Dennoch hielt die Diskussion über das Thema in Teilen der Berliner Grünen an, auch nachdem sich die Bundesebene Ende der 80er Jahre klar von den Forderungen nach Straffreiheit für Pädophilie distanziert hatte. Im Landesverband gab es noch bis 1994 heftige Debatten in den Stachligen Argumenten zwischen den Kreuzberger Frauen, die die "Pädos bei den Grünen" kritisierten und Autoren, die einvernehmliche Sexualität zwischen Männern und Jungen für möglich hielten und entkriminalisieren wollten. Als ein aktives Mitglied des Schwulenbereichs 1995 wegen Missbrauchs an einem Jungen verurteilt wurde, distanzierte sich der damalige Vorstand des Schwulenbereichs. Dann verstummte die Debatte um Pädophilie im Berliner Landesverband, ohne dass es eine wirkliche Aufarbeitung der grün-alternativen Parteigeschichte gegeben hätte.

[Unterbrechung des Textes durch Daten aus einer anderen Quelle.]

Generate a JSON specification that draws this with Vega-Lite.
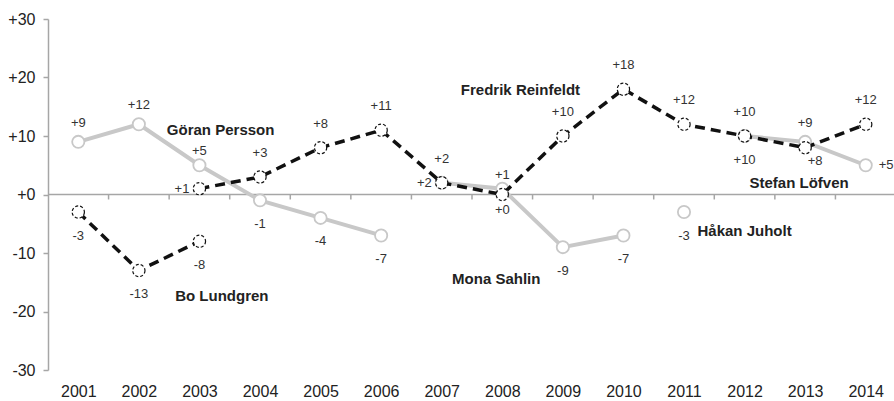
{
  "$schema": "https://vega.github.io/schema/vega-lite/v6.json",
  "width": 848,
  "height": 351,
  "autosize": {"type": "none"},
  "padding": {"left": 48, "top": 19, "right": 0, "bottom": 31},
  "background": "white",
  "config": {"view": {"stroke": null}, "font": "Liberation Sans"},
  "datasets": {
    "points": [
      {"party": "S", "leader": "Göran Persson", "year": 2001, "value": 9},
      {"party": "S", "leader": "Göran Persson", "year": 2002, "value": 12},
      {"party": "S", "leader": "Göran Persson", "year": 2003, "value": 5},
      {"party": "S", "leader": "Göran Persson", "year": 2004, "value": -1},
      {"party": "S", "leader": "Göran Persson", "year": 2005, "value": -4},
      {"party": "S", "leader": "Göran Persson", "year": 2006, "value": -7},
      {"party": "S", "leader": "Mona Sahlin", "year": 2007, "value": 2},
      {"party": "S", "leader": "Mona Sahlin", "year": 2008, "value": 1},
      {"party": "S", "leader": "Mona Sahlin", "year": 2009, "value": -9},
      {"party": "S", "leader": "Mona Sahlin", "year": 2010, "value": -7},
      {"party": "S", "leader": "Håkan Juholt", "year": 2011, "value": -3},
      {"party": "S", "leader": "Stefan Löfven", "year": 2012, "value": 10},
      {"party": "S", "leader": "Stefan Löfven", "year": 2013, "value": 9},
      {"party": "S", "leader": "Stefan Löfven", "year": 2014, "value": 5},
      {"party": "M", "leader": "Bo Lundgren", "year": 2001, "value": -3},
      {"party": "M", "leader": "Bo Lundgren", "year": 2002, "value": -13},
      {"party": "M", "leader": "Bo Lundgren", "year": 2003, "value": -8},
      {"party": "M", "leader": "Fredrik Reinfeldt", "year": 2003, "value": 1},
      {"party": "M", "leader": "Fredrik Reinfeldt", "year": 2004, "value": 3},
      {"party": "M", "leader": "Fredrik Reinfeldt", "year": 2005, "value": 8},
      {"party": "M", "leader": "Fredrik Reinfeldt", "year": 2006, "value": 11},
      {"party": "M", "leader": "Fredrik Reinfeldt", "year": 2007, "value": 2},
      {"party": "M", "leader": "Fredrik Reinfeldt", "year": 2008, "value": 0},
      {"party": "M", "leader": "Fredrik Reinfeldt", "year": 2009, "value": 10},
      {"party": "M", "leader": "Fredrik Reinfeldt", "year": 2010, "value": 18},
      {"party": "M", "leader": "Fredrik Reinfeldt", "year": 2011, "value": 12},
      {"party": "M", "leader": "Fredrik Reinfeldt", "year": 2012, "value": 10},
      {"party": "M", "leader": "Fredrik Reinfeldt", "year": 2013, "value": 8},
      {"party": "M", "leader": "Fredrik Reinfeldt", "year": 2014, "value": 12}
    ],
    "names": [
      {"name": "Göran Persson", "year": 2003.35, "value": 11.1},
      {"name": "Bo Lundgren", "year": 2003.37, "value": -17.4},
      {"name": "Fredrik Reinfeldt", "year": 2008.3, "value": 17.8},
      {"name": "Mona Sahlin", "year": 2007.9, "value": -14.4},
      {"name": "Stefan Löfven", "year": 2012.9, "value": 2.05},
      {"name": "Håkan Juholt", "year": 2012.0, "value": -6.2}
    ]
  },
  "data": {"name": "points"},
  "encoding": {
    "x": {
      "field": "year", "type": "quantitative",
      "scale": {"domain": [2000.5, 2014.5], "nice": false, "zero": false},
      "axis": {
        "values": [2001, 2002, 2003, 2004, 2005, 2006, 2007, 2008, 2009, 2010, 2011, 2012, 2013, 2014],
        "format": "d", "domain": false, "ticks": false,
        "labelFontSize": 16, "labelColor": "#222222", "labelPadding": 13,
        "labelFont": "Liberation Sans", "grid": false, "title": null
      }
    },
    "y": {
      "field": "value",
      "type": "quantitative",
      "scale": {"domain": [-30, 30], "nice": false, "zero": false},
      "axis": {
        "values": [-30, -20, -10, 0, 10, 20, 30],
        "labelExpr": "datum.value > 0 ? '+' + datum.value : (datum.value == 0 ? '+0' : '' + datum.value)",
        "grid": false,
        "title": null,
        "domainColor": "#a6a6a6",
        "domainWidth": 1.5,
        "tickColor": "#a6a6a6",
        "tickWidth": 1.5,
        "tickSize": 5,
        "labelFontSize": 16,
        "labelColor": "#222222",
        "labelPadding": 8,
        "labelFont": "Liberation Sans"
      }
    }
  },
  "layer": [
    {
      "transform": [{"filter": "datum.party == 'S' && datum.year == 2001"}],
      "mark": {"type": "rule", "color": "#a6a6a6", "strokeWidth": 1.5},
      "encoding": {
        "x": {
          "datum": 2000.5, "type": "quantitative",
          "axis": {
            "values": [2001, 2002, 2003, 2004, 2005, 2006, 2007, 2008, 2009, 2010, 2011, 2012, 2013, 2014],
            "format": "d", "domain": false, "ticks": false,
            "labelFontSize": 16, "labelColor": "#222222", "labelPadding": 13,
            "labelFont": "Liberation Sans", "grid": false, "title": null
          }
        },
        "x2": {"datum": 2014.5},
        "y": {"datum": 0, "type": "quantitative"}
      }
    },
    {
      "transform": [
        {"filter": "datum.party == 'S' && datum.year < 2014"},
        {"calculate": "datum.year + 0.5", "as": "boundary"}
      ],
      "mark": {"type": "rule", "color": "#a6a6a6", "strokeWidth": 1.5},
      "encoding": {
        "x": {
          "field": "boundary", "type": "quantitative",
          "axis": {
            "values": [2001, 2002, 2003, 2004, 2005, 2006, 2007, 2008, 2009, 2010, 2011, 2012, 2013, 2014],
            "format": "d", "domain": false, "ticks": false,
            "labelFontSize": 16, "labelColor": "#222222", "labelPadding": 13,
            "labelFont": "Liberation Sans", "grid": false, "title": null
          }
        },
        "y": {"datum": 0, "type": "quantitative"},
        "y2": {"datum": -0.85}
      }
    },
    {
      "transform": [{"filter": "datum.party == 'S'"}],
      "mark": {"type": "line", "color": "#c8c8c8", "strokeWidth": 4},
      "encoding": {"detail": {"field": "leader"}}
    },
    {
      "transform": [{"filter": "datum.party == 'S'"}],
      "mark": {"type": "point", "shape": "circle", "filled": true, "fill": "white", "stroke": "#c8c8c8", "strokeWidth": 1.8, "size": 150, "opacity": 1},
      "encoding": {}
    },
    {
      "transform": [{"filter": "datum.party == 'M'"}],
      "mark": {"type": "line", "color": "#111111", "strokeWidth": 3.5, "strokeDash": [10, 6]},
      "encoding": {"detail": {"field": "leader"}}
    },
    {
      "transform": [{"filter": "datum.party == 'M'"}],
      "mark": {"type": "point", "shape": "circle", "filled": true, "fill": "white", "stroke": "#111111", "strokeWidth": 1.2, "strokeDash": [3, 2], "size": 150, "opacity": 1},
      "encoding": {}
    },
    {
      "transform": [
        {"calculate": "datum.party + datum.year", "as": "key"},
        {"calculate": "datum.value > 0 ? '+' + datum.value : (datum.value == 0 ? '+0' : '' + datum.value)", "as": "label"},
        {"filter": "datum.party == 'S' && datum.value >= 0 && indexof(['S2003','S2007','S2008','S2012','S2014'], datum.key) < 0"}
      ],
      "mark": {"type": "text", "fontSize": 13, "color": "#333333", "dy": -19, "baseline": "middle"},
      "encoding": {"text": {"field": "label"}}
    },
    {
      "transform": [
        {"calculate": "datum.party + datum.year", "as": "key"},
        {"calculate": "datum.value > 0 ? '+' + datum.value : (datum.value == 0 ? '+0' : '' + datum.value)", "as": "label"},
        {"filter": "datum.key == 'S2003' || datum.key == 'S2008'"}
      ],
      "mark": {"type": "text", "fontSize": 13, "color": "#333333", "dy": -14, "baseline": "middle"},
      "encoding": {"text": {"field": "label"}}
    },
    {
      "transform": [
        {"calculate": "datum.party + datum.year", "as": "key"},
        {"calculate": "datum.value > 0 ? '+' + datum.value : (datum.value == 0 ? '+0' : '' + datum.value)", "as": "label"},
        {"filter": "datum.party == 'M' && datum.value > 0 && indexof(['M2003','M2013'], datum.key) < 0"}
      ],
      "mark": {"type": "text", "fontSize": 13, "color": "#333333", "dy": -24, "baseline": "middle"},
      "encoding": {"text": {"field": "label"}}
    },
    {
      "transform": [
        {"calculate": "datum.party + datum.year", "as": "key"},
        {"calculate": "datum.value > 0 ? '+' + datum.value : (datum.value == 0 ? '+0' : '' + datum.value)", "as": "label"},
        {"filter": "datum.value < 0 || datum.key == 'S2012'"}
      ],
      "mark": {"type": "text", "fontSize": 13, "color": "#333333", "dy": 23.5, "baseline": "middle"},
      "encoding": {"text": {"field": "label"}}
    },
    {
      "transform": [
        {"calculate": "datum.party + datum.year", "as": "key"},
        {"calculate": "datum.value > 0 ? '+' + datum.value : (datum.value == 0 ? '+0' : '' + datum.value)", "as": "label"},
        {"filter": "datum.key == 'M2008'"}
      ],
      "mark": {"type": "text", "fontSize": 13, "color": "#333333", "dy": 15, "baseline": "middle"},
      "encoding": {"text": {"field": "label"}}
    },
    {
      "transform": [
        {"calculate": "datum.party + datum.year", "as": "key"},
        {"calculate": "datum.value > 0 ? '+' + datum.value : (datum.value == 0 ? '+0' : '' + datum.value)", "as": "label"},
        {"filter": "datum.key == 'M2013'"}
      ],
      "mark": {"type": "text", "fontSize": 13, "color": "#333333", "dx": 10, "dy": 13, "baseline": "middle"},
      "encoding": {"text": {"field": "label"}}
    },
    {
      "transform": [
        {"calculate": "datum.party + datum.year", "as": "key"},
        {"calculate": "datum.value > 0 ? '+' + datum.value : (datum.value == 0 ? '+0' : '' + datum.value)", "as": "label"},
        {"filter": "datum.key == 'S2007' || (datum.key == 'M2003' && datum.value > 0)"}
      ],
      "mark": {"type": "text", "fontSize": 13, "color": "#333333", "dx": -10, "align": "right", "baseline": "middle"},
      "encoding": {"text": {"field": "label"}}
    },
    {
      "transform": [
        {"calculate": "datum.party + datum.year", "as": "key"},
        {"calculate": "datum.value > 0 ? '+' + datum.value : (datum.value == 0 ? '+0' : '' + datum.value)", "as": "label"},
        {"filter": "datum.key == 'S2014'"}
      ],
      "mark": {"type": "text", "fontSize": 13, "color": "#333333", "dx": 13, "align": "left", "baseline": "middle"},
      "encoding": {"text": {"field": "label"}}
    },
    {
      "data": {"name": "names"},
      "mark": {"type": "text", "fontSize": 15, "fontWeight": "bold", "color": "#222222", "align": "center", "baseline": "middle"},
      "encoding": {"text": {"field": "name"}}
    }
  ]
}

Eine positive Ausnahme ist ein Beschluss der Landesdelegiertenkonferenz von 2010, der unter der Überschrift "Aufklärung und Schutz vor sexueller Gewalt" auch die eigene Vergangenheit selbstkritisch beleuchtet. Allerdings fehlte in dem Beschluss ein ganz wesentliche Aspekt: Das Leid der Kinder, die - möglicherweise durch Menschen, die sich durch die grünen Forderungen nach Straffreiheit ermutigt fühlten - sexuelle Gewalt erfahren haben. Die Kinder von damals sind heute erwachsene Menschen. Wir sind es den Betroffenen, aber auch allen andern Opfern von Missbrauch, der Öffentlichkeit und uns selbst schuldig, Antworten auf die oben genannten Fragen zu finden. Denn nur wer um seine Fehler weiß, sie ehrlich bereut und daraus die richtigen Lehren zieht, kann sich dafür auch glaubhaft entschuldigen.